— Work to complete —
Reproduce the entire listing word for word.

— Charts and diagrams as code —
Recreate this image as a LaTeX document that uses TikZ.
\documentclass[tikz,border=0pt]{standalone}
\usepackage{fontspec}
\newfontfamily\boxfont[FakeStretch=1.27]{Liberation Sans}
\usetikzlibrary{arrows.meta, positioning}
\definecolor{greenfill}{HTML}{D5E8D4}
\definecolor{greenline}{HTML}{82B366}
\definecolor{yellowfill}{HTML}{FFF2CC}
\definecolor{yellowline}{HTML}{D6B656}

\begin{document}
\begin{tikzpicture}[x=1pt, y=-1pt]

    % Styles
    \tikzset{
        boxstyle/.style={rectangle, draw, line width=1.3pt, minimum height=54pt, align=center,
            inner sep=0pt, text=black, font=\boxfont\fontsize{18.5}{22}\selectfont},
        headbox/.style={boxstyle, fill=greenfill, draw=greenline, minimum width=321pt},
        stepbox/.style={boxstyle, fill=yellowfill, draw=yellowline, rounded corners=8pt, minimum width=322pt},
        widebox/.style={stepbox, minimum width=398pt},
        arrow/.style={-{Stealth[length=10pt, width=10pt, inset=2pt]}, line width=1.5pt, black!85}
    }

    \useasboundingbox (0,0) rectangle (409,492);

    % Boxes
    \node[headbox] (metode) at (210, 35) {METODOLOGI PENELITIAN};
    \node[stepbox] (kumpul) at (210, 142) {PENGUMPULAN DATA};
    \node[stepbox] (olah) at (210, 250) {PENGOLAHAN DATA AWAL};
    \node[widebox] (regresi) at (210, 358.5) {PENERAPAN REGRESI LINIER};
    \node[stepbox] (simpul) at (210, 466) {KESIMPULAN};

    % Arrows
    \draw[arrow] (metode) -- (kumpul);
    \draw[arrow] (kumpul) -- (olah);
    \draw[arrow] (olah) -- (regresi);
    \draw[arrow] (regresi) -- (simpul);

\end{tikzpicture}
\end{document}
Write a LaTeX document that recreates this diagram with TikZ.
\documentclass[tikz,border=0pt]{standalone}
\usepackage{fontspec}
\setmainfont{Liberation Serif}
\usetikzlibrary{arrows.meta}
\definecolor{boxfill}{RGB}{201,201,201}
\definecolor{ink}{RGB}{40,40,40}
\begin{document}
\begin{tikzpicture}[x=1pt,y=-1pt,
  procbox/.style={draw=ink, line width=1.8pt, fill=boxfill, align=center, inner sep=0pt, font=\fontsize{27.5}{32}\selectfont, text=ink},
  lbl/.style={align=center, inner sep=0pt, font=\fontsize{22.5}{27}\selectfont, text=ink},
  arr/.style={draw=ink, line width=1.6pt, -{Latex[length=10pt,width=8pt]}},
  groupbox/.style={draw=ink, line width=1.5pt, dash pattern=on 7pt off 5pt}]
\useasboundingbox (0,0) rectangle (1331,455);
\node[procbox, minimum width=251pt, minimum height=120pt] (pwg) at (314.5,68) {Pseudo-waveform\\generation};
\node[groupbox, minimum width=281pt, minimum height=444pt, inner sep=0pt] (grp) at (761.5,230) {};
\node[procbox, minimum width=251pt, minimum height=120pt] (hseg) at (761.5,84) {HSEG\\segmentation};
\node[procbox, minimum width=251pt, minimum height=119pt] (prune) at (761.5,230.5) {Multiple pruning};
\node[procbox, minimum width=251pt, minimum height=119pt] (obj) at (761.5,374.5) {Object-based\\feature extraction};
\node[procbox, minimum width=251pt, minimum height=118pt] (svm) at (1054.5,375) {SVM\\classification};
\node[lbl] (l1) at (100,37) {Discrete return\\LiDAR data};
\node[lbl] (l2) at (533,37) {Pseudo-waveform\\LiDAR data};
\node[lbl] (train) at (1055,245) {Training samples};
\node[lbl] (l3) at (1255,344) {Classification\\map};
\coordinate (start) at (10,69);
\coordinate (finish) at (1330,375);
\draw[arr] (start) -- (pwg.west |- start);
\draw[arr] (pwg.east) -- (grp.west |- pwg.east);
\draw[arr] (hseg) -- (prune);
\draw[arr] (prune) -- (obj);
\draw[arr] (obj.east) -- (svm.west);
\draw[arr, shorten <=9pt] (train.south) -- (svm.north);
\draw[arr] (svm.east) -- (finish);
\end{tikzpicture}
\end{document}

— Solution to this problem —
Recreate this image as a LaTeX document that uses TikZ.
\documentclass[tikz,border=0pt]{standalone}
\usepackage{fontspec}
\newfontfamily\boxfont[FakeStretch=1.27]{Liberation Sans}
\usetikzlibrary{arrows.meta, positioning}
\definecolor{greenfill}{HTML}{D5E8D4}
\definecolor{greenline}{HTML}{82B366}
\definecolor{yellowfill}{HTML}{FFF2CC}
\definecolor{yellowline}{HTML}{D6B656}

\begin{document}
\begin{tikzpicture}[x=1pt, y=-1pt]

    % Styles
    \tikzset{
        boxstyle/.style={rectangle, draw, line width=1.3pt, minimum height=54pt, align=center,
            inner sep=0pt, text=black, font=\boxfont\fontsize{18.5}{22}\selectfont},
        headbox/.style={boxstyle, fill=greenfill, draw=greenline, minimum width=321pt},
        stepbox/.style={boxstyle, fill=yellowfill, draw=yellowline, rounded corners=8pt, minimum width=322pt},
        widebox/.style={stepbox, minimum width=398pt},
        arrow/.style={-{Stealth[length=10pt, width=10pt, inset=2pt]}, line width=1.5pt, black!85}
    }

    \useasboundingbox (0,0) rectangle (409,492);

    % Boxes
    \node[headbox] (metode) at (210, 35) {METODOLOGI PENELITIAN};
    \node[stepbox] (kumpul) at (210, 142) {PENGUMPULAN DATA};
    \node[stepbox] (olah) at (210, 250) {PENGOLAHAN DATA AWAL};
    \node[widebox] (regresi) at (210, 358.5) {PENERAPAN REGRESI LINIER};
    \node[stepbox] (simpul) at (210, 466) {KESIMPULAN};

    % Arrows
    \draw[arrow] (metode) -- (kumpul);
    \draw[arrow] (kumpul) -- (olah);
    \draw[arrow] (olah) -- (regresi);
    \draw[arrow] (regresi) -- (simpul);

\end{tikzpicture}
\end{document}
Write a LaTeX document that recreates this diagram with TikZ.
\documentclass[tikz,border=0pt]{standalone}
\usepackage{fontspec}
\setmainfont{Liberation Serif}
\usetikzlibrary{arrows.meta}
\definecolor{boxfill}{RGB}{201,201,201}
\definecolor{ink}{RGB}{40,40,40}
\begin{document}
\begin{tikzpicture}[x=1pt,y=-1pt,
  procbox/.style={draw=ink, line width=1.8pt, fill=boxfill, align=center, inner sep=0pt, font=\fontsize{27.5}{32}\selectfont, text=ink},
  lbl/.style={align=center, inner sep=0pt, font=\fontsize{22.5}{27}\selectfont, text=ink},
  arr/.style={draw=ink, line width=1.6pt, -{Latex[length=10pt,width=8pt]}},
  groupbox/.style={draw=ink, line width=1.5pt, dash pattern=on 7pt off 5pt}]
\useasboundingbox (0,0) rectangle (1331,455);
\node[procbox, minimum width=251pt, minimum height=120pt] (pwg) at (314.5,68) {Pseudo-waveform\\generation};
\node[groupbox, minimum width=281pt, minimum height=444pt, inner sep=0pt] (grp) at (761.5,230) {};
\node[procbox, minimum width=251pt, minimum height=120pt] (hseg) at (761.5,84) {HSEG\\segmentation};
\node[procbox, minimum width=251pt, minimum height=119pt] (prune) at (761.5,230.5) {Multiple pruning};
\node[procbox, minimum width=251pt, minimum height=119pt] (obj) at (761.5,374.5) {Object-based\\feature extraction};
\node[procbox, minimum width=251pt, minimum height=118pt] (svm) at (1054.5,375) {SVM\\classification};
\node[lbl] (l1) at (100,37) {Discrete return\\LiDAR data};
\node[lbl] (l2) at (533,37) {Pseudo-waveform\\LiDAR data};
\node[lbl] (train) at (1055,245) {Training samples};
\node[lbl] (l3) at (1255,344) {Classification\\map};
\coordinate (start) at (10,69);
\coordinate (finish) at (1330,375);
\draw[arr] (start) -- (pwg.west |- start);
\draw[arr] (pwg.east) -- (grp.west |- pwg.east);
\draw[arr] (hseg) -- (prune);
\draw[arr] (prune) -- (obj);
\draw[arr] (obj.east) -- (svm.west);
\draw[arr, shorten <=9pt] (train.south) -- (svm.north);
\draw[arr] (svm.east) -- (finish);
\end{tikzpicture}
\end{document}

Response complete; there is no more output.